▶ [EXERCISE DETAILS]: Single out the lines of the material that contain "Generate" and copy them.

************

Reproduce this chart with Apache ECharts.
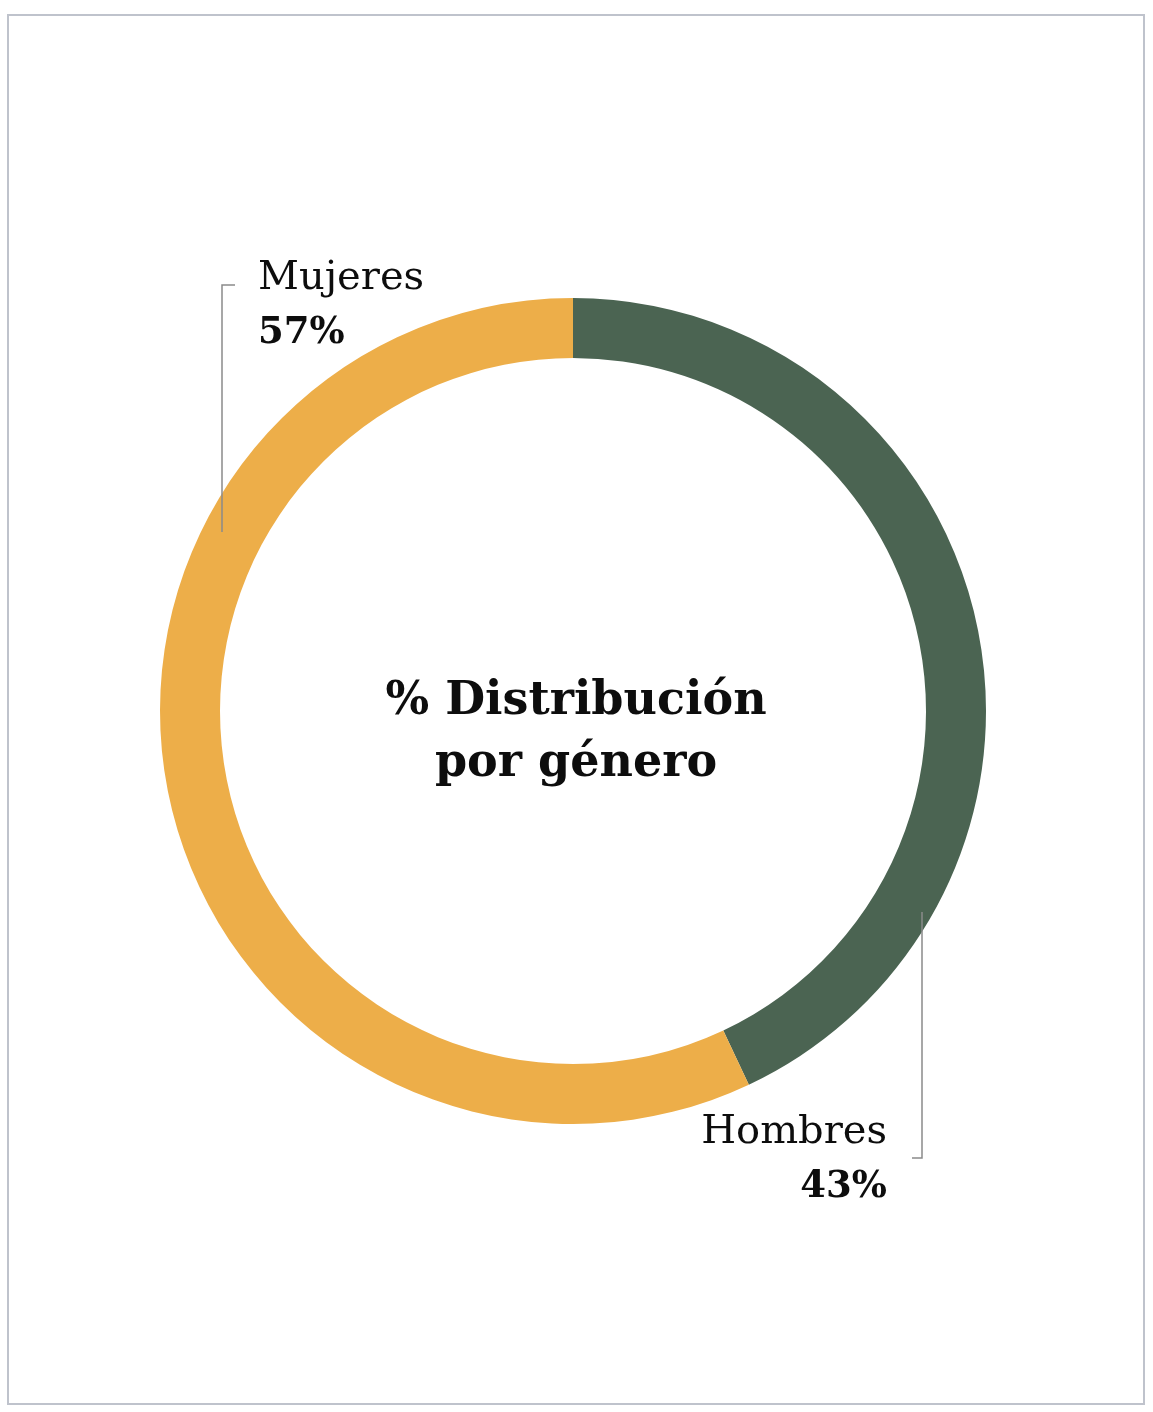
<!DOCTYPE html>
<html>
<head>
<meta charset="utf-8">
<script src="https://cdn.jsdelivr.net/npm/echarts@6/dist/echarts.min.js"></script>
<style>
html,body{margin:0;padding:0;background:#fff;}
#c{width:1153px;height:1412px;}
</style>
</head>
<body>
<div id="c"></div>
<script>
const categories = ['Hombres', 'Mujeres'];
const values = [43, 57];
const colors = ['#4b6452', '#edae49'];
const centerTitle = '% Distribución\npor género';

const FONT = '"DejaVu Serif", serif';
const chart = echarts.init(document.getElementById('c'), null, {renderer: 'canvas'});

const layouts = {
  Hombres: {x: 887, y: 1106, align: 'right', pts: [[922, 912], [922, 1158], [912, 1158]]},
  Mujeres: {x: 258, y: 252, align: 'left', pts: [[222, 532], [222, 285], [235, 285]]}
};

chart.setOption({
  animation: false,
  backgroundColor: '#ffffff',
  graphic: [{
    type: 'rect', silent: true, z: -1,
    shape: {x: 8, y: 15, width: 1136, height: 1389},
    style: {fill: 'none', stroke: '#bfc3cc', lineWidth: 2}
  }, {
    type: 'text', silent: true, z: 10, x: 576, y: 733,
    style: {text: centerTitle, font: 'bold 46px ' + FONT, lineHeight: 62, fill: '#0d0d0d', align: 'center', verticalAlign: 'middle'}
  }].concat(categories.map(n => ({
    type: 'polyline', silent: true, z: 100,
    shape: {points: layouts[n].pts},
    style: {stroke: '#8a8a8a', lineWidth: 1.5, fill: 'none'}
  }))),
  series: [{
    type: 'pie',
    center: [573, 711],
    radius: [353, 413],
    startAngle: 90,
    clockwise: true,
    data: categories.map((n, i) => ({name: n, value: values[i], itemStyle: {color: colors[i]}})),
    label: {
      show: true,
      overflow: 'none',
      width: 300,
      formatter: p => '{n|' + p.name + '}\n{v|' + p.value + '%}',
      rich: {
        n: {fontFamily: FONT, fontSize: 40, lineHeight: 54, color: '#0d0d0d'},
        v: {fontFamily: FONT, fontSize: 37, fontWeight: 'bold', lineHeight: 54, color: '#0d0d0d'}
      }
    },
    labelLine: {show: false},
    labelLayout: function (params) {
      const l = layouts[categories[params.dataIndex]];
      return {x: l.x, y: l.y, align: l.align, verticalAlign: 'top'};
    },
    emphasis: {disabled: true}
  }]
});
</script>
</body>
</html>
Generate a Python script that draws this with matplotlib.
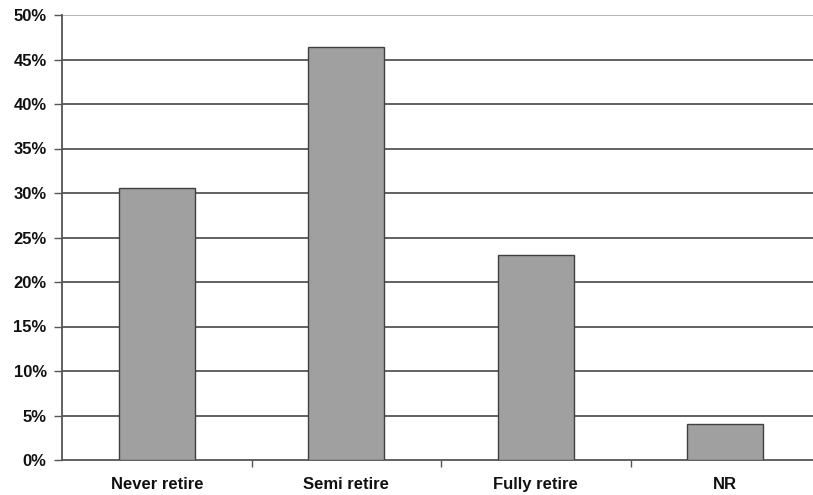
import matplotlib
matplotlib.use("Agg")
import matplotlib.pyplot as plt
from matplotlib.ticker import FuncFormatter, MultipleLocator

categories = ["Never retire", "Semi retire", "Fully retire", "NR"]
values = [30.6, 46.4, 23.0, 4.0]

W, H = 813, 495
fig = plt.figure(figsize=(W / 100, H / 100), dpi=100)
left, right, top, bottom = 62, 820, 15, 460
ax = fig.add_axes([left / W, 1 - bottom / H, (right - left) / W, (bottom - top) / H])

x = range(len(categories))
ax.bar(x, values, width=0.4, color="#a0a0a0", edgecolor="#404040", linewidth=1.0, zorder=3)

ax.set_xlim(-0.5, len(categories) - 0.5)
ax.set_ylim(0, 50)
ax.yaxis.set_major_locator(MultipleLocator(5))
ax.yaxis.set_major_formatter(FuncFormatter(lambda v, p: f"{int(round(v))}%"))
for yv in range(5, 50, 5):
    ax.axhline(yv, color="#555555", linewidth=1.3, zorder=1)
ax.axhline(50, color="#b0b0b0", linewidth=1.3, zorder=1)

ax.set_xticks(list(x))
ax.set_xticklabels(categories)
ax.set_xticks([i + 0.5 for i in range(len(categories) - 1)], minor=True)
ax.tick_params(axis="x", which="major", length=0, pad=12)
ax.tick_params(axis="x", which="minor", length=5, width=1, color="#555555", direction="out")
ax.tick_params(axis="y", length=6, width=1, color="#555555", direction="out", pad=5)

for lab in ax.get_xticklabels() + ax.get_yticklabels():
    lab.set_fontfamily("Liberation Sans")
    lab.set_fontweight("bold")
    lab.set_fontsize(12)
    lab.set_color("#111111")

for s in ["top", "right"]:
    ax.spines[s].set_visible(False)
ax.spines["left"].set_color("#555555")
ax.spines["bottom"].set_color("#555555")
ax.spines["left"].set_linewidth(1.3)
ax.spines["bottom"].set_linewidth(1.3)
ax.spines["left"].set_zorder(4)

fig.savefig("out.png", dpi=100)
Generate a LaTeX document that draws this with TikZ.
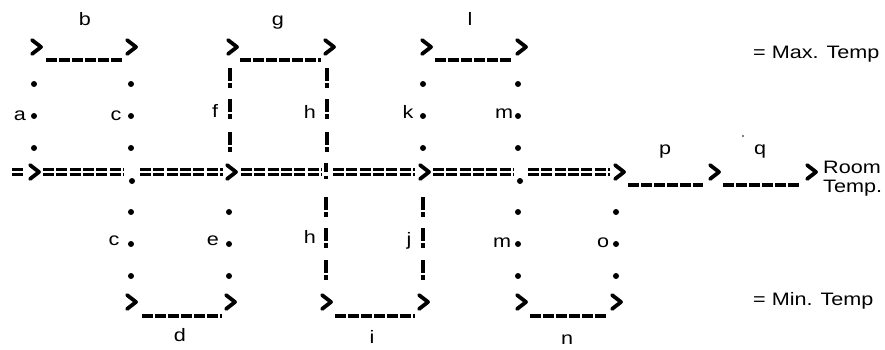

************

▶ [CORRECT OUTPUT]:
Generate a Python script that draws this with matplotlib.
Generate a LaTeX document that draws this with TikZ.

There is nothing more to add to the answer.